So, a bit of context first, I was studying how to construct the most powerful test using the Nyman-Pearson Lemma. The example went like this: given the normal distribution with known variance $\sigma^2$ and unknown mean $\mu$ a simple null hypothesis $H_0:\mu=\mu_0$ is tested against an alternative hypothesis $H_1: \mu=\mu_1, \mu_1 > \mu_0$.
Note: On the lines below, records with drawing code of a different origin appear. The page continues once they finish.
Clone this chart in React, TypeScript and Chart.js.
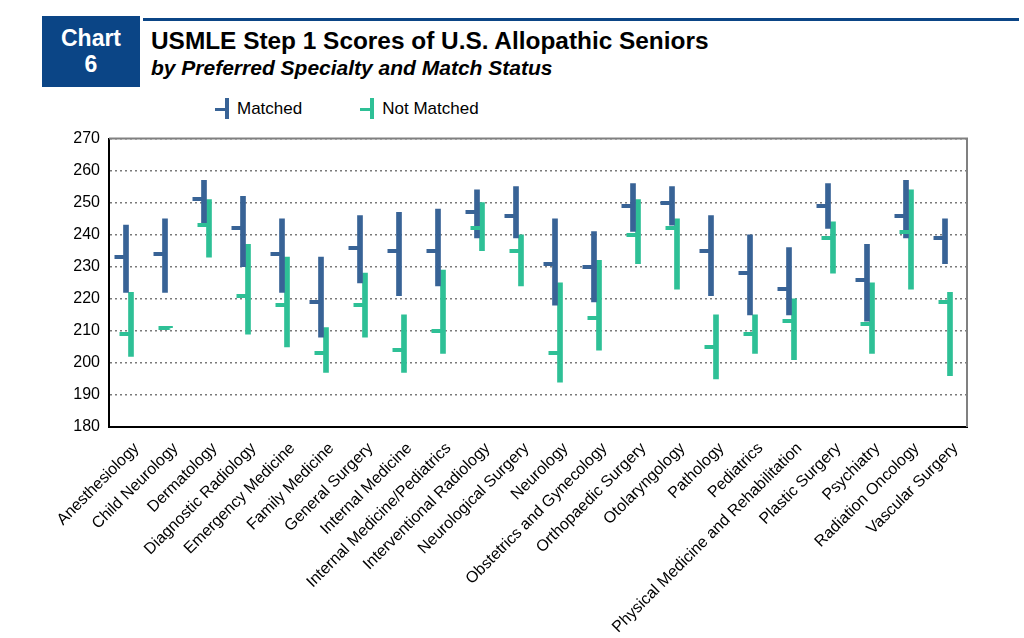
import React, { useEffect, useRef } from "react";
import { Chart, registerables } from "chart.js";

Chart.register(...registerables);

const categories = [
  "Anesthesiology",
  "Child Neurology",
  "Dermatology",
  "Diagnostic Radiology",
  "Emergency Medicine",
  "Family Medicine",
  "General Surgery",
  "Internal Medicine",
  "Internal Medicine/Pediatrics",
  "Interventional Radiology",
  "Neurological Surgery",
  "Neurology",
  "Obstetrics and Gynecology",
  "Orthopaedic Surgery",
  "Otolaryngology",
  "Pathology",
  "Pediatrics",
  "Physical Medicine and Rehabilitation",
  "Plastic Surgery",
  "Psychiatry",
  "Radiation Oncology",
  "Vascular Surgery",
];

const matchedMax = [243, 245, 257, 252, 245, 233, 246, 247, 248, 254, 255, 245, 241, 256, 255, 246, 240, 236, 256, 237, 257, 245];
const matchedMin = [222, 222, 243, 230, 222, 208, 225, 221, 224, 239, 239, 218, 219, 241, 243, 221, 215, 215, 242, 213, 239, 231];
const matchedMean = [233, 234, 251, 242, 234, 219, 236, 235, 235, 247, 246, 231, 230, 249, 250, 235, 228, 223, 249, 226, 246, 239];

const notMatchedMax = [222, 211.4, 251, 237, 233, 211, 228, 215, 229, 250, 240, 225, 232, 251, 245, 215, 215, 220, 244, 225, 254, 222];
const notMatchedMin = [202, 211, 233, 209, 205, 197, 208, 197, 203, 235, 224, 194, 204, 231, 223, 195, 203, 201, 228, 203, 223, 196];
const notMatchedMean = [209, 211, 243, 221, 218, 203, 218, 204, 210, 242, 235, 203, 214, 240, 242, 205, 209, 213, 239, 212, 241, 219];

const yTicks = [180, 190, 200, 210, 220, 230, 240, 250, 260, 270];

const seriesNames = ["Matched", "Not Matched"];
const seriesColors = ["#386396", "#2EC096"];

const FONT = "'Liberation Sans', Arial, Helvetica, sans-serif";

function makeTick(color: string, left: number, right: number) {
  const c = document.createElement("canvas");
  c.width = 32;
  c.height = 4;
  const ctx = c.getContext("2d")!;
  ctx.fillStyle = color;
  ctx.fillRect(16 + left, 0, right - left, 4);
  return c;
}

const framePlugin = {
  id: "frame",
  afterDatasetsDraw(chart: any) {
    const { ctx, chartArea: a } = chart;
    ctx.save();
    ctx.strokeStyle = "#808080";
    ctx.lineWidth = 2;
    ctx.beginPath();
    ctx.moveTo(a.left, a.top);
    ctx.lineTo(a.right, a.top);
    ctx.lineTo(a.right, a.bottom);
    ctx.stroke();
    ctx.restore();
  },
};

function ChartCanvas() {
  const ref = useRef<HTMLCanvasElement | null>(null);
  useEffect(() => {
    if (!ref.current) return;
    const blueTick = makeTick(seriesColors[0], -14, -2);
    const greenTick = makeTick(seriesColors[1], -9, 2.5);
    const chart = new Chart(ref.current, {
      type: "bar",
      data: {
        labels: categories,
        datasets: [
          {
            type: "line",
            label: seriesNames[0] + " mean",
            data: matchedMean,
            showLine: false,
            pointStyle: blueTick as any,
            pointRadius: 6,
            order: 0,
          } as any,
          {
            type: "line",
            label: seriesNames[1] + " mean",
            data: notMatchedMean,
            showLine: false,
            pointStyle: greenTick as any,
            pointRadius: 6,
            order: 0,
          } as any,
          {
            type: "bar",
            label: seriesNames[0],
            data: matchedMin.map((v, i) => [v, matchedMax[i]]),
            backgroundColor: seriesColors[0],
            borderWidth: 0,
            barThickness: 5,
            order: 1,
          } as any,
          {
            type: "bar",
            label: seriesNames[1],
            data: notMatchedMin.map((v, i) => [v, notMatchedMax[i]]),
            backgroundColor: seriesColors[1],
            borderWidth: 0,
            barThickness: 5,
            order: 1,
          } as any,
        ],
      },
      options: {
        animation: false,
        responsive: true,
        maintainAspectRatio: false,
        events: [],
        layout: { padding: { top: 18, right: 57, left: 0, bottom: 0 } },
        plugins: {
          legend: { display: false },
          tooltip: { enabled: false },
          title: { display: false },
        },
        scales: {
          x: {
            offset: true,
            grid: { display: false, drawTicks: false },
            border: { display: true, color: "#000000", width: 2 },
            ticks: {
              autoSkip: false,
              minRotation: 45,
              maxRotation: 45,
              color: "#000000",
              padding: 12,
              labelOffset: 8,
              font: { family: FONT, size: 16 },
            },
            afterFit: (s: any) => {
              s.height = 211;
            },
          },
          y: {
            min: 180,
            max: 270,
            afterBuildTicks: (s: any) => {
              s.ticks = yTicks.map((v) => ({ value: v }));
            },
            grid: { color: "#7a7a7a", lineWidth: 1.5, drawTicks: false },
            border: { display: true, color: "#000000", width: 2, dash: [2, 3] },
            ticks: {
              color: "#000000",
              padding: 9,
              font: { family: FONT, size: 16 },
            },
            afterFit: (s: any) => {
              s.width = 109;
            },
          },
        },
      },
      plugins: [framePlugin],
    });
    return () => chart.destroy();
  }, []);
  return <canvas ref={ref} />;
}

function LegendIcon({ color }: { color: string }) {
  return (
    <span style={{ position: "relative", display: "inline-block", width: 14, height: 21, marginRight: 8 }}>
      <span style={{ position: "absolute", left: 10, top: 0, width: 3.5, height: 21, background: color }} />
      <span style={{ position: "absolute", left: 0, top: 9.5, width: 11, height: 3, background: color }} />
    </span>
  );
}

export default function App() {
  return (
    <div
      style={{
        position: "fixed",
        left: 0,
        top: 0,
        width: 1024,
        height: 638,
        background: "#ffffff",
        fontFamily: FONT,
        overflow: "hidden",
      }}
    >
      <div
        style={{
          position: "absolute",
          left: 42,
          top: 16,
          width: 98,
          height: 71,
          background: "#0B4586",
          color: "#ffffff",
          fontWeight: "bold",
          fontSize: 23,
          lineHeight: "26px",
          textAlign: "center",
          paddingTop: 9,
          boxSizing: "border-box",
        }}
      >
        Chart
        <br />6
      </div>
      <div style={{ position: "absolute", left: 143, top: 18, width: 876, height: 3, background: "#0B4586" }} />
      <div
        style={{
          position: "absolute",
          left: 151,
          top: 27,
          fontSize: 24.4,
          fontWeight: "bold",
          color: "#000000",
          whiteSpace: "nowrap",
          lineHeight: "28px",
        }}
      >
        USMLE Step 1 Scores of U.S. Allopathic Seniors
      </div>
      <div
        style={{
          position: "absolute",
          left: 151,
          top: 56,
          fontSize: 21,
          fontWeight: "bold",
          fontStyle: "italic",
          color: "#000000",
          whiteSpace: "nowrap",
          lineHeight: "24px",
        }}
      >
        by Preferred Specialty and Match Status
      </div>
      <div
        style={{
          position: "absolute",
          left: 215,
          top: 98,
          display: "flex",
          alignItems: "center",
          fontSize: 17,
          color: "#000000",
          whiteSpace: "nowrap",
        }}
      >
        {seriesNames.map((n, i) => (
          <span key={n} style={{ display: "inline-flex", alignItems: "center", marginRight: 58 }}>
            <LegendIcon color={seriesColors[i]} />
            {n}
          </span>
        ))}
      </div>
      <div style={{ position: "absolute", left: 0, top: 120, width: 1024, height: 518 }}>
        <ChartCanvas />
      </div>
    </div>
  );
}
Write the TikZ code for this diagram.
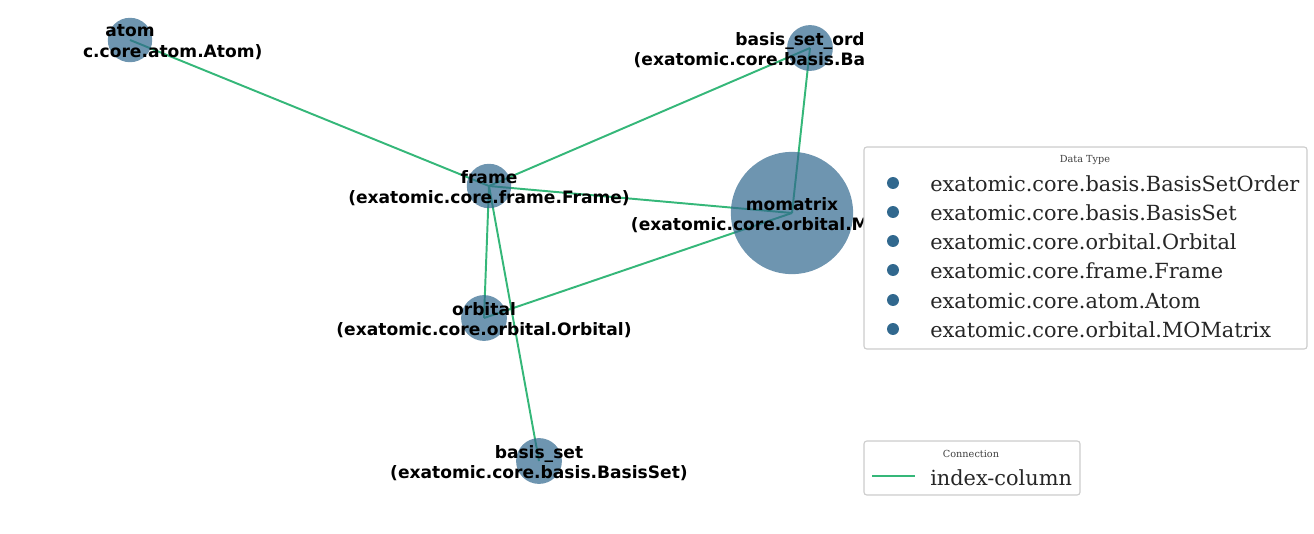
\documentclass[tikz,border=0pt]{standalone}
\usepackage{fontspec}
\newfontfamily\labelfont{DejaVu Sans}
\newfontfamily\legendfont{DejaVu Serif}
\definecolor{nodeblue}{HTML}{31688E}
\definecolor{linkgreen}{HTML}{35B779}
\definecolor{framegray}{HTML}{CCCCCC}
\usetikzlibrary{positioning}
\pgfdeclarelayer{background}
\pgfsetlayers{background,main}
\tikzset{
  vertex/.style={circle, fill=nodeblue, fill opacity=0.7, inner sep=0pt},
  vlabel/.style={align=center, inner sep=0pt, yshift=-1.5pt, font=\labelfont\bfseries\fontsize{12.3}{15}\selectfont},
  link/.style={linkgreen, line width=1.4pt},
  legbox/.style={draw=framegray, fill=white, rounded corners=2pt, line width=0.8pt},
  legtitle/.style={font=\legendfont\fontsize{7}{8}\selectfont, text=black!75},
  legitem/.style={anchor=west, inner sep=0pt, font=\legendfont\fontsize{15}{17}\selectfont, text=black!85},
  legdot/.style={circle, fill=nodeblue, minimum size=8.6pt, inner sep=0pt}
}
\begin{document}
\begin{tikzpicture}[x=0.72pt, y=-0.72pt]
    \useasboundingbox (0,0) rectangle (1314,533);

    % Nodos
    \node[vertex, minimum size=32pt] (atom) at (130,40) {};
    \node[vertex, minimum size=33pt] (bso) at (810,48) {};
    \node[vertex, minimum size=32pt] (frame) at (489,186) {};
    \node[vertex, minimum size=88pt] (momatrix) at (792,213) {};
    \node[vertex, minimum size=33pt] (orbital) at (484,318) {};
    \node[vertex, minimum size=33pt] (basisset) at (539,461) {};

    % Conexiones
    \begin{pgfonlayer}{background}
        \draw[link] (atom.center) -- (frame.center);
        \draw[link] (frame.center) -- (bso.center);
        \draw[link] (frame.center) -- (momatrix.center);
        \draw[link] (frame.center) -- (orbital.center);
        \draw[link] (frame.center) -- (basisset.center);
        \draw[link] (orbital.center) -- (momatrix.center);
        \draw[link] (bso.center) -- (momatrix.center);
    \end{pgfonlayer}

    % Etiquetas
    \begin{scope}
        \clip (83,0) rectangle (864,533);
        \node[vlabel] (atomlbl) at (atom) {atom\\(exatomic.core.atom.Atom)};
        \node[vlabel] (bsolbl) at (bso) {basis\_set\_order\\(exatomic.core.basis.BasisSetOrder)};
        \node[vlabel] (framelbl) at (frame) {frame\\(exatomic.core.frame.Frame)};
        \node[vlabel] (momatrixlbl) at (momatrix) {momatrix\\(exatomic.core.orbital.MOMatrix)};
        \node[vlabel] (orbitallbl) at (orbital) {orbital\\(exatomic.core.orbital.Orbital)};
        \node[vlabel] (basissetlbl) at (basisset) {basis\_set\\(exatomic.core.basis.BasisSet)};
    \end{scope}

    % Leyenda: tipo de dato
    \draw[legbox] (864,147) rectangle (1307,349);
    \node[legtitle] (typetitle) at (1085,160) {Data Type};
    \node[legdot] (dot1) at (893,183) {};
    \node[legdot] (dot2) at (893,212) {};
    \node[legdot] (dot3) at (893,241) {};
    \node[legdot] (dot4) at (893,270) {};
    \node[legdot] (dot5) at (893,300) {};
    \node[legdot] (dot6) at (893,329) {};
    \node[legitem] (item1) at (930,184) {exatomic.core.basis.BasisSetOrder};
    \node[legitem] (item2) at (930,213) {exatomic.core.basis.BasisSet};
    \node[legitem] (item3) at (930,242) {exatomic.core.orbital.Orbital};
    \node[legitem] (item4) at (930,271) {exatomic.core.frame.Frame};
    \node[legitem] (item5) at (930,301) {exatomic.core.atom.Atom};
    \node[legitem] (item6) at (930,330) {exatomic.core.orbital.MOMatrix};

    % Leyenda: conexion
    \draw[legbox] (864,441) rectangle (1080,495);
    \node[legtitle] (conntitle) at (971,454) {Connection};
    \coordinate (linea) at (872,476);
    \coordinate (lineb) at (915,476);
    \draw[linkgreen, line width=2pt] (linea) -- (lineb);
    \node[legitem] (item7) at (930,478) {index-column};
\end{tikzpicture}
\end{document}
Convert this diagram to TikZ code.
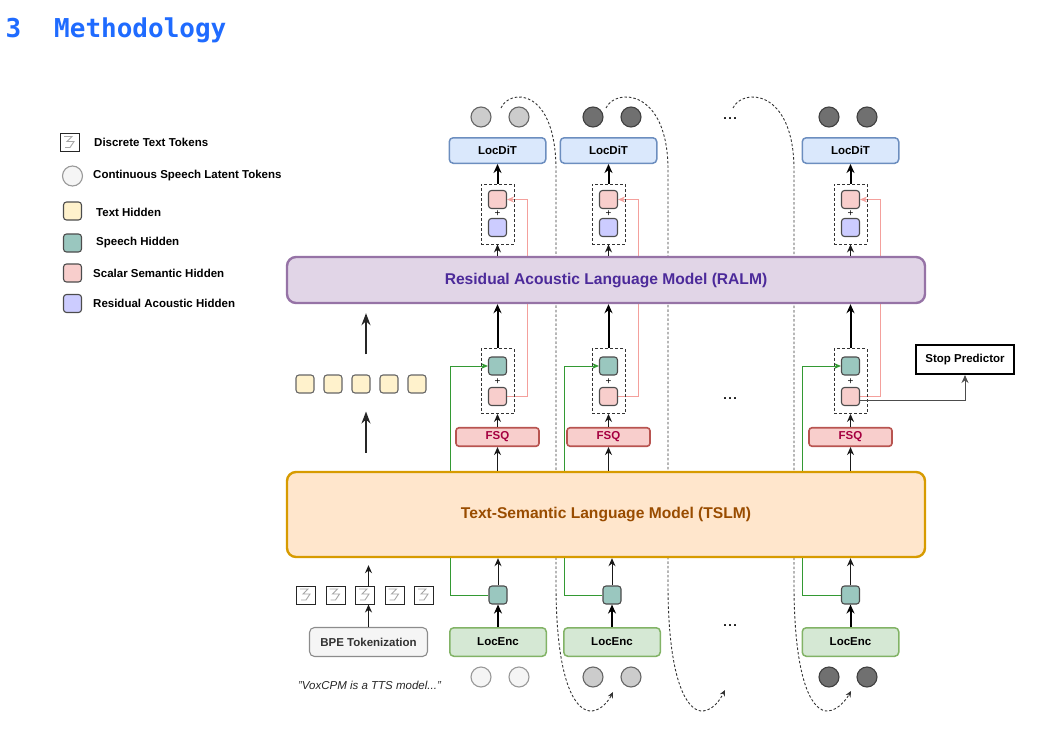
\documentclass[tikz,border=0pt]{standalone}
\usepackage{fontspec}
\setmainfont{Liberation Sans}
\newfontfamily\titlefont{DejaVu Sans Mono}
\usetikzlibrary{arrows.meta, positioning, backgrounds}

\definecolor{ralmfill}{HTML}{E1D5E7}
\definecolor{ralmline}{HTML}{9673A6}
\definecolor{ralmtext}{HTML}{4C2A9A}
\definecolor{tslmfill}{HTML}{FFE6CC}
\definecolor{tslmline}{HTML}{D79B00}
\definecolor{tslmtext}{HTML}{994C00}
\definecolor{ditfill}{HTML}{DAE8FC}
\definecolor{ditline}{HTML}{6C8EBF}
\definecolor{encfill}{HTML}{D5E8D4}
\definecolor{encline}{HTML}{82B366}
\definecolor{fsqfill}{HTML}{F8CECC}
\definecolor{fsqline}{HTML}{B85450}
\definecolor{fsqtext}{HTML}{A50040}
\definecolor{speechfill}{HTML}{9AC7BF}
\definecolor{scalarfill}{HTML}{F8CECC}
\definecolor{residfill}{HTML}{CCCCFF}
\definecolor{textfill}{HTML}{FFF2CC}
\definecolor{pinkline}{HTML}{F4A09C}
\definecolor{greenline}{HTML}{339933}
\definecolor{titleblue}{HTML}{1F6BFF}
\definecolor{lat0}{HTML}{F5F5F5}
\definecolor{lat0d}{HTML}{999999}
\definecolor{lat1}{HTML}{CCCCCC}
\definecolor{lat1d}{HTML}{666666}
\definecolor{lat2}{HTML}{707070}
\definecolor{lat2d}{HTML}{404040}

\begin{document}
\begin{tikzpicture}[
    x=1pt, y=-1pt,
    font=\fontsize{11.5}{13.8}\selectfont\bfseries,
    model/.style={rectangle, draw, rounded corners=9pt, line width=2.4pt, minimum width=638pt, font=\fontsize{15.6}{18}\selectfont\bfseries},
    module/.style={rectangle, draw, rounded corners=4pt, line width=1.5pt, minimum width=96.5pt, minimum height=25.5pt, inner sep=0pt},
    fsqbox/.style={rectangle, draw=fsqline, fill=fsqfill, text=fsqtext, rounded corners=3pt, line width=1.6pt, minimum width=83pt, minimum height=18.5pt, inner sep=0pt},
    stopbox/.style={rectangle, draw, fill=white, line width=2pt, minimum width=98pt, minimum height=29pt, inner sep=0pt},
    plainbox/.style={rectangle, draw=black!45, fill=lat0, text=black!80, rounded corners=5pt, line width=1.1pt, minimum width=118pt, minimum height=29pt, inner sep=0pt},
    hid/.style={rectangle, draw=black!70, rounded corners=3pt, line width=1.1pt, minimum size=18pt, inner sep=0pt},
    grp/.style={rectangle, draw=black!80, dash pattern=on 3pt off 2pt, line width=0.9pt, minimum width=33pt, inner sep=0pt},
    lat/.style={circle, fill=lat#1, draw=lat#1d, line width=1.1pt, minimum size=20pt, inner sep=0pt},
    tok/.style={rectangle, draw=black!85, fill=white, line width=1pt, minimum width=19pt, minimum height=18pt, inner sep=0pt,
        path picture={\draw[black!35, line width=0.9pt] ([shift={(-6,-6)}]path picture bounding box.center) -- ++(8,0) -- ++(-5,5) -- ++(7,0) -- ++(-4,6) -- ++(-5,0);}},
    plussign/.style={font=\fontsize{10}{10}\selectfont\mdseries, inner sep=0pt},
    ellip/.style={font=\fontsize{18}{18}\selectfont\mdseries, inner sep=0pt, anchor=base},
    keytext/.style={anchor=west, inner sep=0pt},
    arrow/.style={-{Stealth[length=8pt, width=7pt]}, line width=1pt, black!90},
    bigarrow/.style={-{Stealth[length=9pt, width=8pt]}, line width=2pt},
    tallarrow/.style={-{Stealth[length=12pt, width=9pt]}, line width=1.7pt, black!85},
    pinkarrow/.style={-{Stealth[length=7pt, width=6pt]}, line width=1pt, pinkline},
    greenarrow/.style={-{Stealth[length=7pt, width=6pt]}, line width=1pt, greenline},
    stoparrow/.style={-{Stealth[length=8pt, width=7pt]}, line width=1pt, black!70},
    recur/.style={-{Stealth[length=6pt, width=5.5pt]}, line width=0.9pt, black!80, dash pattern=on 2.5pt off 2pt},
]
    \useasboundingbox (0,0) rectangle (1037,731);

    \node[anchor=base west, inner sep=0pt, text=titleblue, font=\titlefont\fontsize{26}{30}\selectfont\bfseries] (secnum) at (5.5,37.5) {3};
    \node[anchor=base west, inner sep=0pt, text=titleblue, font=\titlefont\fontsize{26}{30}\selectfont\bfseries] (sectitle) at (54,37.5) {Methodology};

    \node[tok] (key1) at (70,142.5) {};
    \node[lat=0] (key2) at (72.5,176) {};
    \node[hid, fill=textfill] (key3) at (72.5,211) {};
    \node[hid, fill=speechfill] (key4) at (72.5,243) {};
    \node[hid, fill=scalarfill] (key5) at (72.5,273) {};
    \node[hid, fill=residfill] (key6) at (72.5,303.5) {};
    \node[keytext] (key1t) at (94,142.5) {Discrete Text Tokens};
    \node[keytext] (key2t) at (93,176) {Continuous Speech Latent Tokens};
    \node[keytext] (key3t) at (96,212) {Text Hidden};
    \node[keytext] (key4t) at (96,243) {Speech Hidden};
    \node[keytext] (key5t) at (93,273) {Scalar Semantic Hidden};
    \node[keytext] (key6t) at (93,303.5) {Residual Acoustic Hidden};

    \node[model, draw=ralmline, fill=ralmfill, text=ralmtext, minimum height=46pt] (ralm) at (606,280) {Residual Acoustic Language Model (RALM)};
    \node[model, draw=tslmline, fill=tslmfill, text=tslmtext, minimum height=85pt] (tslm) at (606,514.5) {Text-Semantic Language Model (TSLM)};

    \foreach \c/\xt/\xb/\mx/\up/\dn in {1/497.5/498/500/1/0, 2/608.5/612/612/2/1, 3/850.5/850.5/848/2/2} {
        \node[lat=\up] (ua\c) at (\mx-19,117) {};
        \node[lat=\up] (ub\c) at (\mx+19,117) {};
        \node[module, fill=ditfill, draw=ditline] (dit\c) at (\xt,150.5) {LocDiT};
        \node[grp, minimum height=60pt] (ug\c) at (\xt,214) {};
        \node[hid, fill=scalarfill] (us\c) at (\xt,199.5) {};
        \node[hid, fill=residfill] (ur\c) at (\xt,227.5) {};
        \node[plussign] (uplus\c) at (\xt,213.5) {+};
        \node[grp, minimum height=65pt] (mg\c) at (\xt,381) {};
        \node[hid, fill=speechfill] (ms\c) at (\xt,366) {};
        \node[hid, fill=scalarfill] (mp\c) at (\xt,396.5) {};
        \node[plussign] (mplus\c) at (\xt,382) {+};
        \node[fsqbox] (fsq\c) at (\xt,437) {FSQ};
        \node[hid, fill=speechfill] (es\c) at (\xb,595) {};
        \node[module, fill=encfill, draw=encline, minimum height=28.5pt] (enc\c) at (\xb,642) {LocEnc};
        \node[lat=\dn] (da\c) at (\mx-19,677) {};
        \node[lat=\dn] (db\c) at (\mx+19,677) {};

        \draw[arrow] (ralm.north -| ug\c) -- (ug\c.south);
        \draw[bigarrow] (ug\c.north) -- (dit\c.south);
        \draw[arrow] (tslm.north -| fsq\c) -- (fsq\c.south);
        \draw[arrow] (fsq\c.north) -- (mg\c.south);
        \draw[bigarrow] (mg\c.north) -- (ralm.south -| mg\c);
        \draw[bigarrow] (enc\c.north) -- (es\c.south);
        \draw[arrow] (es\c.north) -- (tslm.south -| es\c);
    }

    \node[ellip] (dtop) at (730,119) {...};
    \node[ellip] (dmid) at (730,399) {...};
    \node[ellip] (dbot) at (730,626) {...};

    \node[stopbox] (stop) at (965,359.5) {Stop Predictor};
    \draw[stoparrow] ([yshift=-4pt]mp3.east) -| (stop.south);

    \foreach \i in {1,...,5} {
        \node[hid, fill=textfill, draw=black!60] (th\i) at (277+28*\i,384) {};
        \node[tok] (tk\i) at (276.5+29.5*\i,595) {};
    }
    \node[plainbox] (bpe) at (368.5,642) {BPE Tokenization};
    \node[inner sep=0pt, font=\fontsize{11.5}{13}\selectfont\mdseries\itshape, text=black!85] (quote) at (369.5,685) {"VoxCPM is a TTS model..."};

    \draw[arrow] (bpe.north) -- (bpe.north |- tk3.south);
    \draw[arrow, shorten >=7pt] (bpe.north |- tk3.north) -- (bpe.north |- tslm.south);
    \draw[tallarrow, shorten <=18pt, shorten >=18pt] (th3.south -| bpe.north) ++(-2.5,0) coordinate (thl) (bpe.north |- tslm.north) ++(-2.5,0) -- (thl);
    \draw[tallarrow, shorten <=20pt, shorten >=9pt] (th3.north -| bpe.north) ++(-2.5,0) -- ([xshift=-2.5pt]bpe.north |- ralm.south);

    \coordinate (rs1) at (501,108);
    \coordinate (re1) at (613,692);
    \coordinate (rs2) at (606,108);
    \coordinate (re2) at (725,690);
    \coordinate (rs3) at (733,108);
    \coordinate (re3) at (851,691);

    \begin{scope}[on background layer]
        \foreach \c in {1,2,3} {
            \draw[pinkarrow] (mp\c.east) -- ++(20,0) |- (us\c.east);
            \draw[greenarrow] (es\c.west) -- ++(-38,0) |- (ms\c.west);
        }
        \draw[recur] (rs1) .. controls (510,88) and (556,88) .. (556,170) -- (556,590) .. controls (557,690) and (578,712) .. (592,711) .. controls (602,710) and (609,700) .. (re1);
        \draw[recur] (rs2) .. controls (615,88) and (668,88) .. (668,170) -- (668,590) .. controls (669,690) and (690,712) .. (703,711) .. controls (713,710) and (720,700) .. (re2);
        \draw[recur] (rs3) .. controls (742,88) and (794,88) .. (794,170) -- (794,590) .. controls (795,690) and (815,712) .. (828,711) .. controls (838,710) and (846,700) .. (re3);
    \end{scope}
\end{tikzpicture}
\end{document}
I then proceeded with calculating the test statistic $T(\vec{x}) = \displaystyle\frac{ \displaystyle\prod\limits_{k=1}^{n} f(x_k;\mu_1) }{ \displaystyle\prod\limits_{k=1}^{n} f(x_k;\mu_0) } = {\large e}^{ \displaystyle\frac{n\overline{x}}{\sigma^2}(\mu_1 - \mu_0) - \displaystyle\frac{n}{2\sigma^2}(\mu_1^2 - \mu_0^2) } $
After that, following the definition of the critical region $K_\alpha = \left\{\vec{x} = (x_1, ..., x_n): \quad T(\vec{x}) \gt c_\alpha \right\}$, I solved a following inequality for $\overline{x}$: $${\large e} ^{ \displaystyle\frac{n\overline{x}}{\sigma^2}(\mu_1 - \mu_0) - \displaystyle\frac{n}{2\sigma^2}(\mu_1^2 - \mu_0^2) } \gt c$$ $$\overline{x} \gt \displaystyle\frac{\sigma^2}{n(\mu_1 - \mu_0)}\ln c + \displaystyle\frac{\mu_1 + \mu_0}{2}$$
The example mentioned how before we used a different critical region to test such hypotheses: $K_\alpha = \left\{\vec{x} = (x_1, ..., x_n): \quad \overline{x} \gt c_\alpha, \quad c_\alpha = \mu_0 + \displaystyle\frac{\sigma}{\sqrt{n}}z_\alpha \right\}$
And then it was suggested to show that these 2 critical regions are equivalent by solving a following equation:
$$\displaystyle\frac{\sigma^2}{n(\mu_1 - \mu_0)}\ln c + \displaystyle\frac{\mu_1 + \mu_0}{2} = c_\alpha = \mu_0 + \displaystyle\frac{\sigma}{\sqrt{n}}z_\alpha$$
When solved for $c$, it looks like this: $$c = e^{\displaystyle-(\mu_1 - \mu_0) \left[ \displaystyle\frac{n}{2\sigma^2} (\mu_1 - \mu_0) - \displaystyle\frac{\sqrt{n}}{\sigma} z_\alpha\right]}$$
And immediately after that a conclusion is made that these 2 critical regions are equivalent.
And now my question:
I might be missing something stupidly obvious here, but I'm having doubts about how to interpret this result. Is it that there exists such $c$ that satisfies the equation? Or is there a different reason why this conclusion can be made?